[Exercise directions] Leave out all pictures. Return exactly the lines from the top of the material through the line containing "const GRID = '#D9D9D9', TEXT = '#595959';".

Collected data
────
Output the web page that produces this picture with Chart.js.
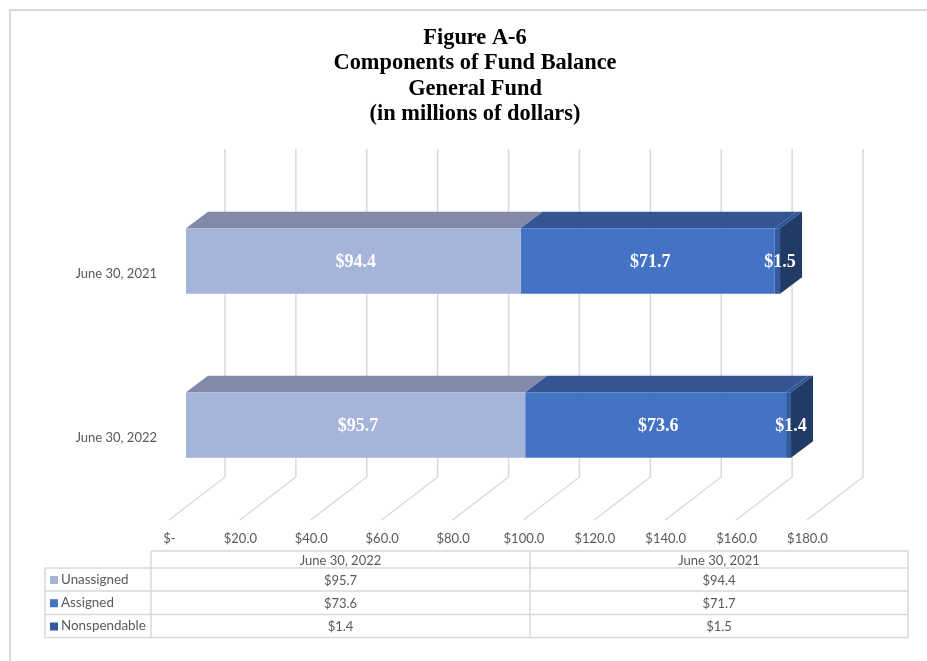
<!DOCTYPE html>
<html><head><meta charset="utf-8">
<style>html,body{margin:0;padding:0;background:#fff;overflow:hidden}canvas{display:block}</style>
<script src="https://cdn.jsdelivr.net/npm/chart.js@4"></script>
</head><body><canvas id="c" width="927" height="661"></canvas>
<script>
const categories = ['June 30, 2022', 'June 30, 2021'];
const unassigned = [95.7, 94.4];
const assigned = [73.6, 71.7];
const nonspendable = [1.4, 1.5];
const seriesNames = ['Unassigned', 'Assigned', 'Nonspendable'];
const frontColors = ['#A6B4DA', '#4472C4', '#335A9E'];
const topColors = ['#8289A9', '#335593', '#2F5597'];
const sideColor = '#213A66';
const titleLines = ['Figure A-6', 'Components of Fund Balance', 'General Fund', '(in millions of dollars)'];
const seriesValues = [unassigned, assigned, nonspendable];
const fmt = v => '$' + v.toFixed(1);
const GRID = '#D9D9D9', TEXT = '#595959';

const depthPlugin = {
  id: 'depth',
  afterLayout(chart) { chart.titleBlock.right = 950; },
  beforeDatasetsDraw(chart) {
    const {ctx, scales: {x}, chartArea: a} = chart;
    ctx.save();
    // frame
    ctx.strokeStyle = GRID; ctx.lineWidth = 2;
    ctx.beginPath(); ctx.moveTo(10, 661); ctx.lineTo(10, 10); ctx.lineTo(927, 10); ctx.stroke();
    // walls and floor
    ctx.lineWidth = 1.5;
    x.ticks.forEach(t => {
      const px = x.getPixelForValue(t.value);
      ctx.beginPath();
      ctx.moveTo(px + 39, a.top - 30);
      ctx.lineTo(px + 39, a.bottom - 30);
      ctx.lineTo(px - 17, a.bottom + 13);
      ctx.stroke();
    });
    // bar extrusions
    const dx = 22, dy = -16.5;
    seriesValues.forEach((vals, i) => {
      chart.getDatasetMeta(i).data.forEach(b => {
        const t = b.y - b.height / 2;
        ctx.fillStyle = topColors[i];
        ctx.beginPath();
        ctx.moveTo(b.base, t); ctx.lineTo(b.base + dx, t + dy);
        ctx.lineTo(b.x + dx, t + dy); ctx.lineTo(b.x, t);
        ctx.closePath(); ctx.fill();
        if (i === seriesValues.length - 1) {
          const bt = t + b.height;
          ctx.fillStyle = sideColor;
          ctx.beginPath();
          ctx.moveTo(b.x, t); ctx.lineTo(b.x + dx, t + dy);
          ctx.lineTo(b.x + dx, bt + dy); ctx.lineTo(b.x, bt);
          ctx.closePath(); ctx.fill();
        }
      });
    });
    ctx.restore();
  },
  afterDraw(chart) {
    const {ctx} = chart;
    ctx.save();
    // value labels
    ctx.fillStyle = '#fff'; ctx.font = 'bold 18px "Liberation Serif"';
    ctx.textAlign = 'center'; ctx.textBaseline = 'middle';
    seriesValues.forEach((vals, i) => {
      chart.getDatasetMeta(i).data.forEach((b, j) => {
        ctx.fillText(fmt(vals[j]), (b.x + b.base) / 2 + 2.5, b.y + 1.5);
      });
    });
    // data table
    const L = 45, C0 = 151, C1 = 530, R = 908;
    const rows = [551, 568, 591, 614.5, 637.5];
    ctx.strokeStyle = GRID; ctx.lineWidth = 1.5;
    ctx.beginPath();
    ctx.moveTo(C0, rows[0]); ctx.lineTo(R, rows[0]);
    for (let r = 1; r < rows.length; r++) { ctx.moveTo(L, rows[r]); ctx.lineTo(R, rows[r]); }
    ctx.moveTo(L, rows[1]); ctx.lineTo(L, rows[4]);
    [C0, C1, R].forEach(c => { ctx.moveTo(c, rows[0]); ctx.lineTo(c, rows[4]); });
    ctx.stroke();
    ctx.font = '13px Lato'; ctx.fillStyle = TEXT;
    const colMid = [(C0 + C1) / 2, (C1 + R) / 2];
    categories.forEach((c, j) => ctx.fillText(c, colMid[j], (rows[0] + rows[1]) / 2 + 1));
    seriesNames.forEach((n, i) => {
      const my = (rows[i + 1] + rows[i + 2]) / 2;
      ctx.fillStyle = frontColors[i];
      ctx.fillRect(50, my - 3.5, 8, 8);
      ctx.fillStyle = TEXT;
      ctx.textAlign = 'left';
      ctx.font = '13.4px Lato';
      ctx.fillText(n, 61, my);
      ctx.textAlign = 'center';
      ctx.font = '13px Lato';
      seriesValues[i].forEach((v, j) => ctx.fillText(fmt(v), colMid[j], my + 1));
    });
    ctx.restore();
  }
};

new Chart(document.getElementById('c'), {
  type: 'bar',
  data: {
    labels: categories,
    datasets: seriesNames.map((n, i) => ({
      label: n, data: seriesValues[i], backgroundColor: frontColors[i],
      borderWidth: 0, barPercentage: 0.4, categoryPercentage: 1
    }))
  },
  options: {
    indexAxis: 'y',
    responsive: false,
    animation: false,
    layout: {padding: {left: 0, right: 103, top: 0, bottom: 0}},
    plugins: {
      legend: {display: false},
      tooltip: {enabled: false},
      title: {
        display: true, text: titleLines, color: '#000',
        font: {family: '"Liberation Serif"', size: 22.4, weight: 'bold', lineHeight: 1.138},
        padding: {top: 25, bottom: 52}
      }
    },
    scales: {
      x: {
        stacked: true, min: 0, max: 180,
        grid: {display: false, drawTicks: false}, border: {display: false},
        afterFit: s => { s.height = 154; },
        ticks: {
          stepSize: 20, color: TEXT, font: {family: 'Lato', size: 13},
          padding: 24, labelOffset: -16.5, maxRotation: 0, autoSkip: false,
          callback: v => v === 0 ? '$-' : fmt(v)
        }
      },
      y: {
        stacked: true, reverse: true,
        grid: {display: false, drawTicks: false}, border: {display: false},
        afterFit: s => { s.width = 186; },
        ticks: {color: TEXT, font: {family: 'Lato', size: 13}, padding: 29, labelOffset: 12.5}
      }
    }
  },
  plugins: [depthPlugin]
});
</script></body></html>
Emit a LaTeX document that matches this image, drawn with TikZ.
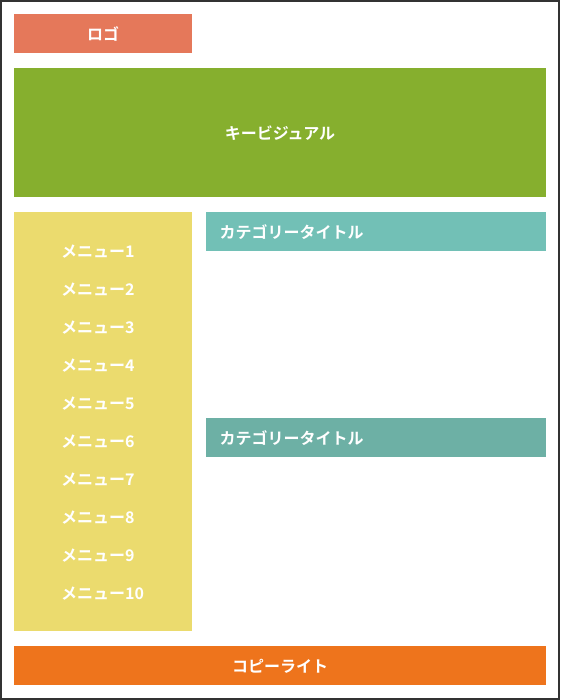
\documentclass[tikz,border=0pt]{standalone}
\usepackage{fontspec}
\setmainfont{Noto Sans CJK JP}[BoldFont={Noto Sans CJK JP Bold}]
\definecolor{logoc}{HTML}{E5785A}
\definecolor{kvc}{HTML}{86AF2E}
\definecolor{menuc}{HTML}{EBDB6E}
\definecolor{catA}{HTML}{72C0B6}
\definecolor{catB}{HTML}{6DB0A5}
\definecolor{copyc}{HTML}{EE741C}
\definecolor{framec}{HTML}{333333}
\newcommand{\dn}[1]{\raisebox{-1pt}[\height][\depth]{#1}}
\tikzset{
  block/.style={anchor=north west, inner sep=0pt, outer sep=0pt, draw=none, text=white,
    font=\fontsize{16}{19}\selectfont\bfseries},
  cattitle/.style={block, minimum width=340pt, minimum height=39pt, text width=313pt, align=left},
  menuitem/.style={anchor=west, inner sep=0pt, text=white, font=\fontsize{16}{19}\selectfont\bfseries},
}
\begin{document}
\begin{tikzpicture}[x=1pt,y=-1pt]
\useasboundingbox (0,0) rectangle (560,700);
\fill[white] (0,0) rectangle (560,700);
\draw[framec, line width=1.6pt] (0.8,0.8) rectangle (559.2,699.2);
\node[block, fill=logoc, minimum width=178pt, minimum height=39pt] (logo) at (14,14) {\dn{ロゴ}};
\node[block, fill=kvc, minimum width=532pt, minimum height=129pt] (kv) at (14,68) {\dn{キービジュアル}};
\node[block, fill=menuc, minimum width=178pt, minimum height=419pt] (menu) at (14,212) {};
\node[cattitle, fill=catA] (cat1) at (206,212) {\dn{カテゴリータイトル}};
\node[cattitle, fill=catB] (cat2) at (206,418) {\dn{カテゴリータイトル}};
\node[block, fill=copyc, minimum width=532pt, minimum height=39pt] (copy) at (14,646) {\dn{コピーライト}};
\foreach \i in {1,...,10}{
  \node[menuitem] (m\i) at (61,{252+38*(\i-1)}) {メニュー\i};
}
\end{tikzpicture}
\end{document}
────
[Answer to this task]
Output the web page that produces this picture with Chart.js.
<!DOCTYPE html>
<html><head><meta charset="utf-8">
<style>html,body{margin:0;padding:0;background:#fff;overflow:hidden}canvas{display:block}</style>
<script src="https://cdn.jsdelivr.net/npm/chart.js@4"></script>
</head><body><canvas id="c" width="927" height="661"></canvas>
<script>
const categories = ['June 30, 2022', 'June 30, 2021'];
const unassigned = [95.7, 94.4];
const assigned = [73.6, 71.7];
const nonspendable = [1.4, 1.5];
const seriesNames = ['Unassigned', 'Assigned', 'Nonspendable'];
const frontColors = ['#A6B4DA', '#4472C4', '#335A9E'];
const topColors = ['#8289A9', '#335593', '#2F5597'];
const sideColor = '#213A66';
const titleLines = ['Figure A-6', 'Components of Fund Balance', 'General Fund', '(in millions of dollars)'];
const seriesValues = [unassigned, assigned, nonspendable];
const fmt = v => '$' + v.toFixed(1);
const GRID = '#D9D9D9', TEXT = '#595959';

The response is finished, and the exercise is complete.